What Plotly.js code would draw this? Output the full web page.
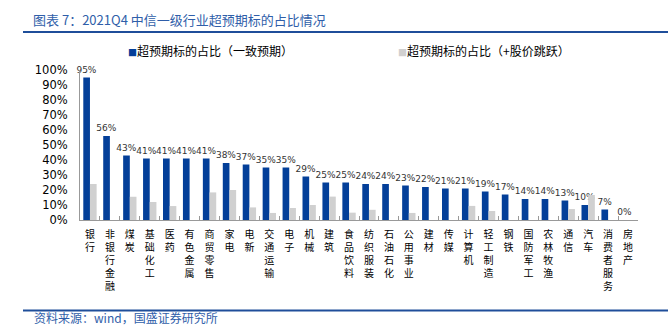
<!DOCTYPE html>
<html>
<head>
<meta charset="utf-8">
<script src="https://cdn.plot.ly/plotly-3.0.1.min.js"></script>
<style>html,body{margin:0;padding:0;background:#fff;}#chart{width:668px;height:333px;}</style>
</head>
<body>
<div id="chart"></div>
<script>
var categories = ['银行','非银行金融','煤炭','基础化工','医药','有色金属','商贸零售','家电','电新','交通运输','电子','机械','建筑','食品饮料','纺织服装','石油石化','公用事业','建材','传媒','计算机','轻工制造','钢铁','国防军工','农林牧渔','通信','汽车','消费者服务','房地产'];
var consensusShare = [0.95,0.56,0.43,0.41,0.41,0.41,0.41,0.38,0.37,0.35,0.35,0.29,0.25,0.25,0.24,0.24,0.23,0.22,0.21,0.21,0.19,0.17,0.14,0.14,0.13,0.10,0.07,0];
var priceJumpShare = [0.24,0,0.155,0.12,0.093,0,0.184,0.20,0.084,0.047,0.08,0.10,0.156,0.049,0.068,0,0.047,0,0,0.094,0.06,0,0,0,0.073,0.167,0,0];
var seriesNames = ['超预期标的占比（一致预期）','超预期标的占比（+股价跳跃）'];
var titleText = '图表 7：2021Q4 中信一级行业超预期标的占比情况';
var sourceText = '资料来源：wind，国盛证券研究所';

var BLUE = '#033f99', GRAY = '#d0d0d0', TBLUE = '#2f5ea9', LBLUE = '#1f4e9a';
var CJK = '"Noto Sans CJK SC", sans-serif';

var tickText = categories.map(function(c){ return c.split('').join('<br>'); });

var traces = [
  {type:'bar', name:seriesNames[0], x:categories, y:consensusShare, marker:{color:BLUE},
   texttemplate:'%{y:.0%}', textposition:'outside', textangle:0, constraintext:'none', cliponaxis:false,
   textfont:{family:'DejaVu Sans', size:9, color:'#333'}, hoverinfo:'x+y'},
  {type:'bar', name:seriesNames[1], x:categories, y:priceJumpShare, marker:{color:GRAY}, hoverinfo:'x+y'}
];

var L=80, R=30, T=70, B=113, W=668, H=333;
var pw = W-L-R, ph = H-T-B;
function px(x){ return (x-L)/pw; }
function py(y){ return (H-B-y)/ph; }

var layout = {
  width:W, height:H,
  margin:{l:L, r:R, t:T, b:B, pad:0},
  paper_bgcolor:'#fff', plot_bgcolor:'#fff',
  showlegend:false,
  barmode:'group', bargap:0.33, bargroupgap:0,
  title:{text:titleText, x:33/W, xanchor:'left', xref:'container', y:1-20/H, yanchor:'middle', yref:'container',
         font:{family:CJK, size:13, color:TBLUE}},
  xaxis:{type:'category', tickvals:categories, ticktext:tickText, tickson:'boundaries', ticks:'inside', ticklen:4,
         tickcolor:'#999', showline:true, linecolor:'#999', linewidth:1, tickangle:0, ticklabelstandoff:5,
         tickfont:{family:CJK, size:10, color:'#000'}, showgrid:false, fixedrange:true},
  yaxis:{range:[0,1], dtick:0.1, tickformat:'.0%', showline:true, linecolor:'#999', linewidth:1, showgrid:false,
         zeroline:false, ticks:'', ticklabelstandoff:9, tickfont:{family:'DejaVu Sans', size:11.5, color:'#000'}, fixedrange:true},
  shapes:[
    {type:'line', xref:'paper', yref:'paper', x0:px(23), x1:px(668), y0:py(32), y1:py(32), line:{color:LBLUE, width:2}},
    {type:'line', xref:'paper', yref:'paper', x0:px(23), x1:px(668), y0:py(310.5), y1:py(310.5), line:{color:LBLUE, width:2}}
  ],
  annotations:[
    {xref:'paper', yref:'paper', x:px(126), y:py(50), xanchor:'left', yanchor:'middle', showarrow:false,
     text:'<span style="color:'+BLUE+';font-size:9px">■</span>'+seriesNames[0], font:{family:CJK, size:12, color:'#000'}},
    {xref:'paper', yref:'paper', x:px(396), y:py(50), xanchor:'left', yanchor:'middle', showarrow:false,
     text:'<span style="color:'+GRAY+';font-size:9px">■</span>'+seriesNames[1], font:{family:CJK, size:12, color:'#000'}},
    {xref:'paper', yref:'paper', x:px(32), y:py(317), xanchor:'left', yanchor:'middle', showarrow:false,
     text:sourceText, font:{family:CJK, size:12, color:TBLUE}}
  ]
};

Plotly.newPlot('chart', traces, layout, {displayModeBar:false, staticPlot:true});
</script>
</body>
</html>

=-=-=

=== WRITTEN REQUEST ===
Output all of the data exactly as it stands, minus any images.

=== RESPONSE ===
What Plotly.js code would draw this? Output the full web page.
<!DOCTYPE html>
<html>
<head>
<meta charset="utf-8">
<script src="https://cdn.plot.ly/plotly-3.0.1.min.js"></script>
<style>html,body{margin:0;padding:0;background:#fff;}#chart{width:668px;height:333px;}</style>
</head>
<body>
<div id="chart"></div>
<script>
var categories = ['银行','非银行金融','煤炭','基础化工','医药','有色金属','商贸零售','家电','电新','交通运输','电子','机械','建筑','食品饮料','纺织服装','石油石化','公用事业','建材','传媒','计算机','轻工制造','钢铁','国防军工','农林牧渔','通信','汽车','消费者服务','房地产'];
var consensusShare = [0.95,0.56,0.43,0.41,0.41,0.41,0.41,0.38,0.37,0.35,0.35,0.29,0.25,0.25,0.24,0.24,0.23,0.22,0.21,0.21,0.19,0.17,0.14,0.14,0.13,0.10,0.07,0];
var priceJumpShare = [0.24,0,0.155,0.12,0.093,0,0.184,0.20,0.084,0.047,0.08,0.10,0.156,0.049,0.068,0,0.047,0,0,0.094,0.06,0,0,0,0.073,0.167,0,0];
var seriesNames = ['超预期标的占比（一致预期）','超预期标的占比（+股价跳跃）'];
var titleText = '图表 7：2021Q4 中信一级行业超预期标的占比情况';
var sourceText = '资料来源：wind，国盛证券研究所';

var BLUE = '#033f99', GRAY = '#d0d0d0', TBLUE = '#2f5ea9', LBLUE = '#1f4e9a';
var CJK = '"Noto Sans CJK SC", sans-serif';

var tickText = categories.map(function(c){ return c.split('').join('<br>'); });

var traces = [
  {type:'bar', name:seriesNames[0], x:categories, y:consensusShare, marker:{color:BLUE},
   texttemplate:'%{y:.0%}', textposition:'outside', textangle:0, constraintext:'none', cliponaxis:false,
   textfont:{family:'DejaVu Sans', size:9, color:'#333'}, hoverinfo:'x+y'},
  {type:'bar', name:seriesNames[1], x:categories, y:priceJumpShare, marker:{color:GRAY}, hoverinfo:'x+y'}
];

var L=80, R=30, T=70, B=113, W=668, H=333;
var pw = W-L-R, ph = H-T-B;
function px(x){ return (x-L)/pw; }
function py(y){ return (H-B-y)/ph; }

var layout = {
  width:W, height:H,
  margin:{l:L, r:R, t:T, b:B, pad:0},
  paper_bgcolor:'#fff', plot_bgcolor:'#fff',
  showlegend:false,
  barmode:'group', bargap:0.33, bargroupgap:0,
  title:{text:titleText, x:33/W, xanchor:'left', xref:'container', y:1-20/H, yanchor:'middle', yref:'container',
         font:{family:CJK, size:13, color:TBLUE}},
  xaxis:{type:'category', tickvals:categories, ticktext:tickText, tickson:'boundaries', ticks:'inside', ticklen:4,
         tickcolor:'#999', showline:true, linecolor:'#999', linewidth:1, tickangle:0, ticklabelstandoff:5,
         tickfont:{family:CJK, size:10, color:'#000'}, showgrid:false, fixedrange:true},
  yaxis:{range:[0,1], dtick:0.1, tickformat:'.0%', showline:true, linecolor:'#999', linewidth:1, showgrid:false,
         zeroline:false, ticks:'', ticklabelstandoff:9, tickfont:{family:'DejaVu Sans', size:11.5, color:'#000'}, fixedrange:true},
  shapes:[
    {type:'line', xref:'paper', yref:'paper', x0:px(23), x1:px(668), y0:py(32), y1:py(32), line:{color:LBLUE, width:2}},
    {type:'line', xref:'paper', yref:'paper', x0:px(23), x1:px(668), y0:py(310.5), y1:py(310.5), line:{color:LBLUE, width:2}}
  ],
  annotations:[
    {xref:'paper', yref:'paper', x:px(126), y:py(50), xanchor:'left', yanchor:'middle', showarrow:false,
     text:'<span style="color:'+BLUE+';font-size:9px">■</span>'+seriesNames[0], font:{family:CJK, size:12, color:'#000'}},
    {xref:'paper', yref:'paper', x:px(396), y:py(50), xanchor:'left', yanchor:'middle', showarrow:false,
     text:'<span style="color:'+GRAY+';font-size:9px">■</span>'+seriesNames[1], font:{family:CJK, size:12, color:'#000'}},
    {xref:'paper', yref:'paper', x:px(32), y:py(317), xanchor:'left', yanchor:'middle', showarrow:false,
     text:sourceText, font:{family:CJK, size:12, color:TBLUE}}
  ]
};

Plotly.newPlot('chart', traces, layout, {displayModeBar:false, staticPlot:true});
</script>
</body>
</html>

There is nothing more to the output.